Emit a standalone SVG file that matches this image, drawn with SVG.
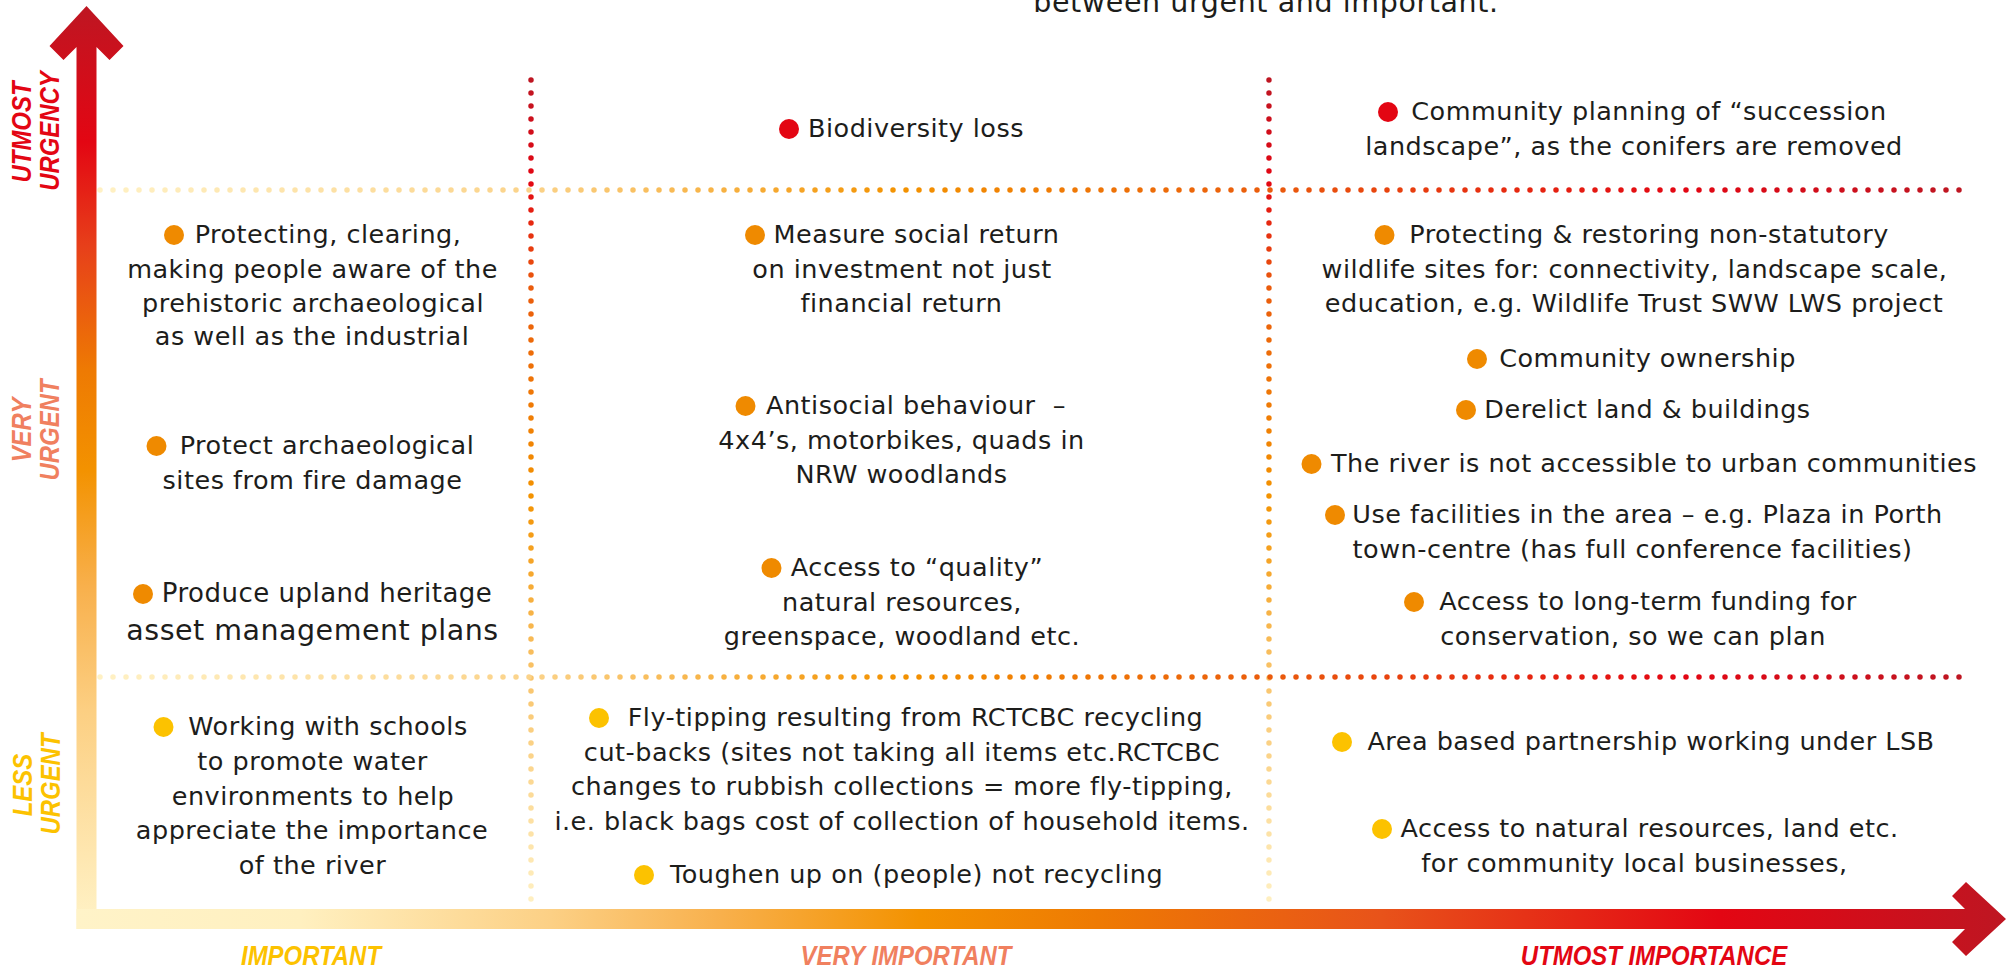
<svg xmlns="http://www.w3.org/2000/svg" width="2010" height="968" viewBox="0 0 2010 968">
<defs>
<linearGradient id="gV" gradientUnits="userSpaceOnUse" x1="0" y1="930" x2="0" y2="6">
<stop offset="0" stop-color="#fff3c8"/>
<stop offset="0.238" stop-color="#fccf82"/>
<stop offset="0.372" stop-color="#f8b04c"/>
<stop offset="0.498" stop-color="#f39200"/>
<stop offset="0.606" stop-color="#ee7a03"/>
<stop offset="0.739" stop-color="#e7401a"/>
<stop offset="0.853" stop-color="#e30613"/>
<stop offset="1" stop-color="#be1622"/>
</linearGradient>
<linearGradient id="gH" gradientUnits="userSpaceOnUse" x1="76" y1="0" x2="2006" y2="0">
<stop offset="0" stop-color="#fff3c8"/>
<stop offset="0.116" stop-color="#fff0c0"/>
<stop offset="0.246" stop-color="#fcd085"/>
<stop offset="0.334" stop-color="#f8b04c"/>
<stop offset="0.437" stop-color="#f39200"/>
<stop offset="0.53" stop-color="#ee7a03"/>
<stop offset="0.676" stop-color="#e8531a"/>
<stop offset="0.852" stop-color="#e30613"/>
<stop offset="1" stop-color="#be1622"/>
</linearGradient>
<linearGradient id="gDV" gradientUnits="userSpaceOnUse" x1="0" y1="909" x2="0" y2="80">
<stop offset="0" stop-color="#fff1c4"/>
<stop offset="0.28" stop-color="#f9c46b"/>
<stop offset="0.5" stop-color="#f39200"/>
<stop offset="0.75" stop-color="#ea5b0c"/>
<stop offset="0.88" stop-color="#e30613"/>
<stop offset="1" stop-color="#be1622"/>
</linearGradient>
<linearGradient id="gDH" gradientUnits="userSpaceOnUse" x1="100" y1="0" x2="1962" y2="0">
<stop offset="0" stop-color="#fff1c4"/>
<stop offset="0.23" stop-color="#fbd38a"/>
<stop offset="0.43" stop-color="#f39200"/>
<stop offset="0.63" stop-color="#ea5b0c"/>
<stop offset="0.85" stop-color="#e30613"/>
<stop offset="1" stop-color="#be1622"/>
</linearGradient>
</defs>
<style>
.t { font-family: "DejaVu Sans", "Liberation Sans", sans-serif; font-size: 25.5px; letter-spacing: 0.5px; fill: #1d1d1b; text-anchor: middle; }
.big { font-size: 28.5px; }
.title { font-family: "DejaVu Sans", "Liberation Sans", sans-serif; font-size: 28.5px; letter-spacing: 0.6px; fill: #1d1d1b; text-anchor: middle; }
.ax { font-family: "Liberation Sans", "DejaVu Sans", sans-serif; font-weight: 700; font-style: italic; font-size: 28px; text-anchor: middle; }
.red { fill: #e30613; }
.org { fill: #ef8a00; }
.yel { fill: #fcc200; }
.sal { fill: #f0805f; }
.dv { fill: none; stroke: url(#gDV); stroke-width: 5.5; stroke-linecap: round; stroke-dasharray: 0 13; }
.dh { fill: none; stroke: url(#gDH); stroke-width: 5.5; stroke-linecap: round; stroke-dasharray: 0 13; }
</style>
<rect width="2010" height="968" fill="#ffffff"/>

<g id="title">
<text class="title" x="1266" y="12">between urgent and important.</text>
</g>

<g id="connectors">
<g id="grid">
<line class="dv" x1="531" y1="80" x2="531" y2="906"/>
<line class="dv" x1="1269" y1="80" x2="1269" y2="906"/>
<line class="dh" x1="100" y1="190" x2="1962" y2="190"/>
<line class="dh" x1="100" y1="677" x2="1962" y2="677"/>
</g>
<g id="axes">
<polygon fill="url(#gV)" points="86.5,6 123.5,46 109.5,60 96.5,47 96.5,929 76.5,929 76.5,47 63.5,60 49.5,46"/>
<polygon fill="url(#gH)" points="76.5,909 1965,909 1952,896 1966,882 2006,919 1966,956 1952,942 1965,929 76.5,929"/>
</g>
</g>

<g id="axis-labels">
<text class="ax red" transform="translate(31,132) rotate(-90) scale(0.855,1)">UTMOST</text>
<text class="ax red" transform="translate(59,131) rotate(-90) scale(0.855,1)">URGENCY</text>
<text class="ax sal" transform="translate(31,430) rotate(-90) scale(0.855,1)">VERY</text>
<text class="ax sal" transform="translate(59,430) rotate(-90) scale(0.855,1)">URGENT</text>
<text class="ax yel" transform="translate(32,785) rotate(-90) scale(0.855,1)">LESS</text>
<text class="ax yel" transform="translate(60,784) rotate(-90) scale(0.855,1)">URGENT</text>
<text class="ax yel" transform="translate(311,965) scale(0.855,1)">IMPORTANT</text>
<text class="ax sal" transform="translate(906,965) scale(0.855,1)">VERY IMPORTANT</text>
<text class="ax red" transform="translate(1654,965) scale(0.855,1)">UTMOST IMPORTANCE</text>
</g>

<g id="n-protecting">
<circle class="org" cx="174" cy="235" r="10"/>
<text class="t"><tspan x="328" y="243">Protecting, clearing,</tspan><tspan x="312.5" y="278">making people aware of the</tspan><tspan x="313" y="312">prehistoric archaeological</tspan><tspan x="312" y="345">as well as the industrial</tspan></text>
</g>
<g id="n-protect-arch">
<circle class="org" cx="156.5" cy="446" r="10"/>
<text class="t"><tspan x="327" y="454">Protect archaeological</tspan><tspan x="312.5" y="489">sites from fire damage</tspan></text>
</g>
<g id="n-produce">
<circle class="org" cx="143" cy="594" r="10"/>
<text class="t"><tspan x="327" y="602" style="font-size:26px">Produce upland heritage</tspan><tspan class="big" x="312.5" y="640">asset management plans</tspan></text>
</g>
<g id="n-schools">
<circle class="yel" cx="163.5" cy="727" r="10"/>
<text class="t"><tspan x="328" y="735">Working with schools</tspan><tspan x="312.5" y="770">to promote water</tspan><tspan x="313" y="805">environments to help</tspan><tspan x="312" y="839">appreciate the importance</tspan><tspan x="312.5" y="874">of the river</tspan></text>
</g>

<g id="n-biodiversity">
<circle class="red" cx="789" cy="129" r="10"/>
<text class="t" x="916" y="137">Biodiversity loss</text>
</g>
<g id="n-measure">
<circle class="org" cx="755" cy="235" r="10"/>
<text class="t"><tspan x="916.5" y="243">Measure social return</tspan><tspan x="902" y="278">on investment not just</tspan><tspan x="901.5" y="312">financial return</tspan></text>
</g>
<g id="n-antisocial">
<circle class="org" cx="745.5" cy="406" r="10"/>
<text class="t"><tspan x="916" y="414">Antisocial behaviour&#160; –</tspan><tspan x="901.5" y="449">4x4’s, motorbikes, quads in</tspan><tspan x="901.5" y="483">NRW woodlands</tspan></text>
</g>
<g id="n-access-quality">
<circle class="org" cx="771.5" cy="568" r="10"/>
<text class="t"><tspan x="917" y="576">Access to “quality”</tspan><tspan x="902" y="611">natural resources,</tspan><tspan x="902" y="645">greenspace, woodland etc.</tspan></text>
</g>
<g id="n-flytipping">
<circle class="yel" cx="599" cy="718" r="10"/>
<text class="t"><tspan x="915.5" y="726">Fly-tipping resulting from RCTCBC recycling</tspan><tspan x="902" y="761">cut-backs (sites not taking all items etc.RCTCBC</tspan><tspan x="902" y="795">changes to rubbish collections = more fly-tipping,</tspan><tspan x="902" y="830">i.e. black bags cost of collection of household items.</tspan></text>
</g>
<g id="n-toughen">
<circle class="yel" cx="644" cy="875" r="10"/>
<text class="t" x="916.5" y="883">Toughen up on (people) not recycling</text>
</g>

<g id="n-succession">
<circle class="red" cx="1388" cy="112" r="10"/>
<text class="t"><tspan x="1649" y="120">Community planning of “succession</tspan><tspan x="1634" y="155">landscape”, as the conifers are removed</tspan></text>
</g>
<g id="n-wildlife-sites">
<circle class="org" cx="1384.5" cy="235" r="10"/>
<text class="t"><tspan x="1649" y="243">Protecting &amp; restoring non-statutory</tspan><tspan x="1634.5" y="278">wildlife sites for: connectivity, landscape scale,</tspan><tspan x="1634" y="312">education, e.g. Wildlife Trust SWW LWS project</tspan></text>
</g>
<g id="n-ownership">
<circle class="org" cx="1477" cy="359" r="10"/>
<text class="t" x="1647.5" y="367">Community ownership</text>
</g>
<g id="n-derelict">
<circle class="org" cx="1466" cy="410" r="10"/>
<text class="t" x="1647.5" y="418">Derelict land &amp; buildings</text>
</g>
<g id="n-river">
<circle class="org" cx="1311.5" cy="464" r="10"/>
<text class="t" x="1654" y="472">The river is not accessible to urban communities</text>
</g>
<g id="n-facilities">
<circle class="org" cx="1335" cy="515" r="10"/>
<text class="t"><tspan x="1647.5" y="523">Use facilities in the area – e.g. Plaza in Porth</tspan><tspan x="1632.5" y="558">town-centre (has full conference facilities)</tspan></text>
</g>
<g id="n-funding">
<circle class="org" cx="1414" cy="602" r="10"/>
<text class="t"><tspan x="1648" y="610">Access to long-term funding for</tspan><tspan x="1633" y="645">conservation, so we can plan</tspan></text>
</g>
<g id="n-partnership">
<circle class="yel" cx="1342" cy="742" r="10"/>
<text class="t" x="1651" y="750">Area based partnership working under LSB</text>
</g>
<g id="n-access-land">
<circle class="yel" cx="1382" cy="829" r="10"/>
<text class="t"><tspan x="1649.5" y="837">Access to natural resources, land etc.</tspan><tspan x="1634.5" y="872">for community local businesses,</tspan></text>
</g>
</svg>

****

Exercise objective: Copy out every line of the material above that mentions the word "with".

Response to the exercise:
Emit a standalone SVG file that matches this image, drawn with SVG.
<text class="t"><tspan x="328" y="735">Working with schools</tspan><tspan x="312.5" y="770">to promote water</tspan><tspan x="313" y="805">environments to help</tspan><tspan x="312" y="839">appreciate the importance</tspan><tspan x="312.5" y="874">of the river</tspan></text>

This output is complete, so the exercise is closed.